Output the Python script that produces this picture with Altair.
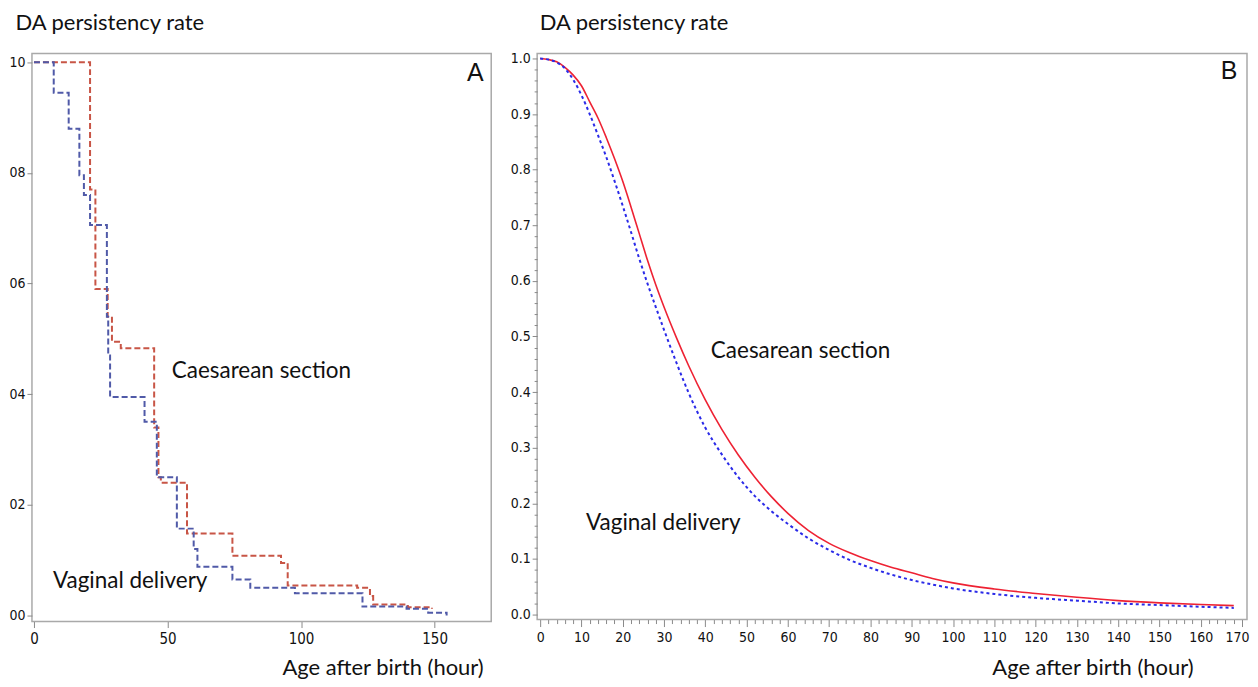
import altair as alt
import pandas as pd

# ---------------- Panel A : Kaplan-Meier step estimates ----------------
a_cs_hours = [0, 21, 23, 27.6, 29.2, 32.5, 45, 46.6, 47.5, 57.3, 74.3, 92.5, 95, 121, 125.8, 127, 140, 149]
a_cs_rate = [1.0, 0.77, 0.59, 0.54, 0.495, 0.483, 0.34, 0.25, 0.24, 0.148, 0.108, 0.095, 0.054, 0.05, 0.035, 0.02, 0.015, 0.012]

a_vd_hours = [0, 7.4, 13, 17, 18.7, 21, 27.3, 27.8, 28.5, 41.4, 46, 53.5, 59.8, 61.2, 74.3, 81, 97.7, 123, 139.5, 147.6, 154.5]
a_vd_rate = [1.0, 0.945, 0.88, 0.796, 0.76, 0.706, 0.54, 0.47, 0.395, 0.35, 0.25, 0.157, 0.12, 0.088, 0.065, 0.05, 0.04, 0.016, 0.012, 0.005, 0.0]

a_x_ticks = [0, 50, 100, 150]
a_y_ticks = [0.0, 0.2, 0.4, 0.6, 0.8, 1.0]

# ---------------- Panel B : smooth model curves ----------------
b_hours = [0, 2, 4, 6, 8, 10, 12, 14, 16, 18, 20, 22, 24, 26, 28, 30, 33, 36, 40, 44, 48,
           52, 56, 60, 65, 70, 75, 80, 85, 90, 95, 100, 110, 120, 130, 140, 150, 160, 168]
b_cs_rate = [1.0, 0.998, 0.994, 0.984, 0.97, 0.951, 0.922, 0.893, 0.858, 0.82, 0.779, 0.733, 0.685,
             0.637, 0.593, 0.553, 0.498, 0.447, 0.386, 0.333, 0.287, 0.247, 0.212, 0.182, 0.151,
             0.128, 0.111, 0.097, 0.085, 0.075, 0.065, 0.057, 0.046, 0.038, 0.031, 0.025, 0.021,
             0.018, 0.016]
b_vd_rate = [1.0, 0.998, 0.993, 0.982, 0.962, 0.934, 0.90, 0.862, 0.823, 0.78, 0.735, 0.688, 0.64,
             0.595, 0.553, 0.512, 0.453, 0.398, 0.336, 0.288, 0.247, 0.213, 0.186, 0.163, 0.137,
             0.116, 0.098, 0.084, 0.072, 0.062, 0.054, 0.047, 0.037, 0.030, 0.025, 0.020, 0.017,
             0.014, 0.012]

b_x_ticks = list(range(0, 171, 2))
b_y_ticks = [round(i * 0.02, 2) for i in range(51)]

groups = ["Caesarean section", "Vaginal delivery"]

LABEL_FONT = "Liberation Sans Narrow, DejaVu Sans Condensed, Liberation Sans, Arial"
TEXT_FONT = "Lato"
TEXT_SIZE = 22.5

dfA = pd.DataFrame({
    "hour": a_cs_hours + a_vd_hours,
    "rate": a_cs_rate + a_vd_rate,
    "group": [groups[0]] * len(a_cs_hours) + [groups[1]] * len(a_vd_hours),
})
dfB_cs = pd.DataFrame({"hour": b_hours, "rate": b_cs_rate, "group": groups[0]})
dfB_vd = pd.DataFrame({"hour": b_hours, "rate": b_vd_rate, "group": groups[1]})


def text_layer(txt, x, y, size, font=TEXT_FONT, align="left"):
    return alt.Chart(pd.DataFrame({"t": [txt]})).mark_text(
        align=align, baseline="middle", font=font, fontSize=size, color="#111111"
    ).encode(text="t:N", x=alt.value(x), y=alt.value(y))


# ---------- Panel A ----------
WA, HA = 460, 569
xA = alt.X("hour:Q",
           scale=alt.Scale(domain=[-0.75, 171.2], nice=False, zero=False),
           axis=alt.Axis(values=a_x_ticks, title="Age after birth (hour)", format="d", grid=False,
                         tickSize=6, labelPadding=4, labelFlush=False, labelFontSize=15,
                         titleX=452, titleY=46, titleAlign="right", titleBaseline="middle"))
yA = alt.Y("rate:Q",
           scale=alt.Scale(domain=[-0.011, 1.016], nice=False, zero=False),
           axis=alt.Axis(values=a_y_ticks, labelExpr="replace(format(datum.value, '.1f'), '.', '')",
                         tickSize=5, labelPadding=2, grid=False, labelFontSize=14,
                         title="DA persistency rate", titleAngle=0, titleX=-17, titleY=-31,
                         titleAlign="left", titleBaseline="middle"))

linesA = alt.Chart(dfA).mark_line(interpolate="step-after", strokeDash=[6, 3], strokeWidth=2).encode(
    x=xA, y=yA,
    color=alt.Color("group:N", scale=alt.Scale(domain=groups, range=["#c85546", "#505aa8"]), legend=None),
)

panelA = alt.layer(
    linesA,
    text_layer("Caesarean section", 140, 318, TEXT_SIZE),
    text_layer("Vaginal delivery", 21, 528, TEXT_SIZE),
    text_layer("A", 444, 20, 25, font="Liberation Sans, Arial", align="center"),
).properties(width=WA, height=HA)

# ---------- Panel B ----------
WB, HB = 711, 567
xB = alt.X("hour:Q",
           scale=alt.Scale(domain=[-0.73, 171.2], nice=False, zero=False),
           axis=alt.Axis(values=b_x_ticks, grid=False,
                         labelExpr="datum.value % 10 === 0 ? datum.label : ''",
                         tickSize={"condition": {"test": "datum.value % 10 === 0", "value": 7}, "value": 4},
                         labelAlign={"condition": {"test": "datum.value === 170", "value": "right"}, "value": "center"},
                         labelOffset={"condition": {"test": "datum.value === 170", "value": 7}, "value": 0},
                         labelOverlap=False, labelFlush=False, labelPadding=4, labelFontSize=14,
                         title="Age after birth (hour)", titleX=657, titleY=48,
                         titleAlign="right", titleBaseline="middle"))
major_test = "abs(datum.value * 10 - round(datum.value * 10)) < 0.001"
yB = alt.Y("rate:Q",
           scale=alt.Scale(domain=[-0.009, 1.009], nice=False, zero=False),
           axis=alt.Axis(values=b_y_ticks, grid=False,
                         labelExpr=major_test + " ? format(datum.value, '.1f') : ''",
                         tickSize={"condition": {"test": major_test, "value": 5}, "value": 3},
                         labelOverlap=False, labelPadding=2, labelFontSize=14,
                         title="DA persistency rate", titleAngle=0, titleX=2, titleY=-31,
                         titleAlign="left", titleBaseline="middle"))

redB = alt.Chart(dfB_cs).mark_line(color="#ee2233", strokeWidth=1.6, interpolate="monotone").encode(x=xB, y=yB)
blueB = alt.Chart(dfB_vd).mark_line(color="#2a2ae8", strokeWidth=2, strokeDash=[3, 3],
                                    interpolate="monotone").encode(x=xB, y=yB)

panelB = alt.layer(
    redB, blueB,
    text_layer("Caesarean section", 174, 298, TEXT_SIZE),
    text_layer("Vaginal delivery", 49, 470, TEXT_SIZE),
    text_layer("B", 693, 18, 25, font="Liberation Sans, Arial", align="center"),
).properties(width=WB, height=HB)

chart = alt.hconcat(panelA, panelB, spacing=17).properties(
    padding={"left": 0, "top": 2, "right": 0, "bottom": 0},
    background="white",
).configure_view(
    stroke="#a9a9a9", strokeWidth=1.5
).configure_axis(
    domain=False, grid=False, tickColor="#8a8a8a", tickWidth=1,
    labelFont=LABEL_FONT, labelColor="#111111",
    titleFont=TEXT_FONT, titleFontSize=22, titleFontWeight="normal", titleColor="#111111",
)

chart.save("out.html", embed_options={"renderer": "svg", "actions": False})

> [Exercise objective]
Write out each line of the listing above, exactly, from its first line to the line holding "import pandas as pd", inclusive. Skip the pictures.

> [Exercise output]
Output the Python script that produces this picture with Altair.
import altair as alt
import pandas as pd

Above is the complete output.